7. Shoaib Akhtar: Despite numerous controversies, bans and injuries, Shoaib Akhtar remains a great bowler, the only one to ever be clocked bowling more than 100 miles per hour. At his best he has no rivals and can turn around a game in minutes through scorching pace and reverseswing. However, in his last Test played against India in December 2007, Shoaib was a shadow of himself, unfit and overweight, recovering from fever and barely jogging in where once he steamed in from the boundary line. Yet he was still the fastest bowler on either side.
6. Saqlain Mushtaq: A classic off-spinner with a side-on, uncomplicated bowling action, Saqlain Mushtaq burned brightly on the world stage before injuries put a premature end to his career in 2004. Saqlain developed the off-spinner’s version of the wrong ‘un, which behaves like a legbreak. He called this delivery his doosra — in this context, Urdu for “the other.” The ball, now universally known as the doosra, has become an essential weapon in the armoury of Test cricket’s most successful bowler, Muttiah Muralitharan, among others. Saqlain Mushtaq will be remembered as one of ODI cricket’s best-ever spinners with 288 wickets in 169 matches.
5. Fazal Mahmood: Never an outright fast bowler, Fazal Mahmood relied on keeping a tight line and letting swing and cut do the rest. As Pakistan’s first cricketing icon, Fazal Mahmood made Pakistan immediately competitive upon the country’s Test debut. Pakistan won the second Test they ever played by the whopping margin of an innings and 43 runs, largely on the back of Fazal Mahmood’s devastating figures of 5-52 and 7-42. Equally memorable were his match-winning returns of 6-53 and 6-46 at the Oval during Pakistan’s first tour of England in 1954.
4. Abdul Qadir: A true original, Abdul Qadir revived the art of leg-spin when it was all but forgotten in the late ’70s. By the mid-’80s he was arguably the greatest spinner in the world, making Pakistan’s bowling arsenal a formidable prospect for even the best batting lineups. There were many great performances in his colourful career, but taking 6-16 in 1986 to bowl out the mighty West Indies for 53 was a highlight. Qadir had incredible variety, more than enough that he could bowl six different balls in an over.

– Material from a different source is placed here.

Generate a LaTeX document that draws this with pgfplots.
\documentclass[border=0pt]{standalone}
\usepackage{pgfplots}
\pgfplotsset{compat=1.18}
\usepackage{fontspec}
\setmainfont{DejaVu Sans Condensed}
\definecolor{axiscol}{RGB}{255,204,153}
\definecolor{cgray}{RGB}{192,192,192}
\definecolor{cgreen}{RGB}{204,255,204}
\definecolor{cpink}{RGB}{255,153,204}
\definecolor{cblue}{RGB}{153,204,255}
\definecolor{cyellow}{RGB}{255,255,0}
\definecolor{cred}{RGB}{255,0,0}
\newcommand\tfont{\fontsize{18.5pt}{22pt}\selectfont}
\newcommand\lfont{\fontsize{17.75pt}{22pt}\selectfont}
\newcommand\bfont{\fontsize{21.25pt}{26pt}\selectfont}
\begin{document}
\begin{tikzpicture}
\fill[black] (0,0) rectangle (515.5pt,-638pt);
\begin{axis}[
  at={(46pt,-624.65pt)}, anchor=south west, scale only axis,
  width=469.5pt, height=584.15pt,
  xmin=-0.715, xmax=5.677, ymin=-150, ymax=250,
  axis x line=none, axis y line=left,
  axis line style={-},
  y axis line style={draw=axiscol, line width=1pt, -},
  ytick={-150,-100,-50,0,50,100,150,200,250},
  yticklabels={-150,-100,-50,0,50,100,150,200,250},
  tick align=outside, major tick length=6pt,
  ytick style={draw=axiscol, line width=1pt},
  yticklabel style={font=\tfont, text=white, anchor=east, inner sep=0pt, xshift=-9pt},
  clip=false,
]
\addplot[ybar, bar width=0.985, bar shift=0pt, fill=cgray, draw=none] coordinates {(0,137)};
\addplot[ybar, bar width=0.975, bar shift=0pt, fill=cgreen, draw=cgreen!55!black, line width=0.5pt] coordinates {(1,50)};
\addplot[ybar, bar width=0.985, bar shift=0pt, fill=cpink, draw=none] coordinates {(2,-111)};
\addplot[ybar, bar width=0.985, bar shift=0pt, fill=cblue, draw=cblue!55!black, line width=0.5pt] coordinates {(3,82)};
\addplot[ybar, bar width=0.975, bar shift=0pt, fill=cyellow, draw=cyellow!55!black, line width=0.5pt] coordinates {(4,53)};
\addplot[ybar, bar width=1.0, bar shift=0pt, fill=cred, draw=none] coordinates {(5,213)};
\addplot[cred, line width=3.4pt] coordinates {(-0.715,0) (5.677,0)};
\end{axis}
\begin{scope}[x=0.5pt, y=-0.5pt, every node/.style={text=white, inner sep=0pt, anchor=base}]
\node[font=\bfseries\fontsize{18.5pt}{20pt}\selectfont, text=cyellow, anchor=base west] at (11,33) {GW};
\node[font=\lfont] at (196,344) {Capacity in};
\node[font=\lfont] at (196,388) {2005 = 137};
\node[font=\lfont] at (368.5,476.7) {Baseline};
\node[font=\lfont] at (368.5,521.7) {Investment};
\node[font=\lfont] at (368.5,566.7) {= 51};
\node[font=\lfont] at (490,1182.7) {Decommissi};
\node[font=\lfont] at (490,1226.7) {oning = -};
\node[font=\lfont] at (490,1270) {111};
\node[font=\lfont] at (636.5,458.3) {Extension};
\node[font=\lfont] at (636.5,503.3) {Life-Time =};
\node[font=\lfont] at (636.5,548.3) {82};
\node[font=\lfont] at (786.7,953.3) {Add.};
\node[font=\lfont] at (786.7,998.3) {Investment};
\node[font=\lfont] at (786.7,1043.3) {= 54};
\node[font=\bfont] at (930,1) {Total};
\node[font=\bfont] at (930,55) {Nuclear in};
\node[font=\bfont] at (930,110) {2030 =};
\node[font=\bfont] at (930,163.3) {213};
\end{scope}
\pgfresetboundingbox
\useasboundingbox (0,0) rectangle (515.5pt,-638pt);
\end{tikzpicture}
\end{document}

3. Waqar Younis: In peak form, no Pakistani bowler was more destructive than Waqar Younis (1989-2003). He had a ball that was all his own — the toe-crushing yorker. Traditionally bowlers of extreme pace would go headhunting, but Waqar had other ideas, angling the ball into the base of the stumps and forcing batsmen to get out of the way or lose a foot, which came to be known as being Waqared. He holds the record for the most five-wicket hauls (13) in ODI history, including a record three consecutive fivewicket matches.
2. Imran Khan: Imran Khan was the first true fast bowler to emerge from Asia. In the 1970s and ‘80s there were a number of outright fast bowlers on the international circuit and Imran was certainly in the upper echelons of that pace hierarchy. On Pakistani pitches that were considered to be graveyards for fast-bowlers, Imran extracted astonishing pace, most notably against India in the 1982-83 series where in six Tests he took 40 wickets. The effort took a toll on his body and at the peak of his powers Imran was sidelined for 2 1/2 years with an ankle injury.
1. Wasim Akram: The greatest left-arm fast bowler to ever play the game, the only man to take 500 wickets in ODIs and Pakistan’s leading Test wicket taker, Wasim Akram is simply incomparable. Like Abdul Qadir, Wasim Akram was capable of bowling six different balls in an over. Like Waqar Younis, he was a master of reverse-swing and like his mentor Imran Khan, he was a thinking bowler, setting up his victims with elaborate traps. Imran considered Wasim to be a naturally superior bowler to himself and went about polishing him into a diamond. Wasim, for his part, was a willing pupil and the desire to learn kept him among the world’s best bowlers right until his retirement in 2003. His career highlights were many, but he will always be remembered for a match-winning spell of glorious bowling in the 1992 World Cup final
Good list, would have taken Mushy over Khan Mohammad the rest looks fine though Wasim over Imran is debatable aswell.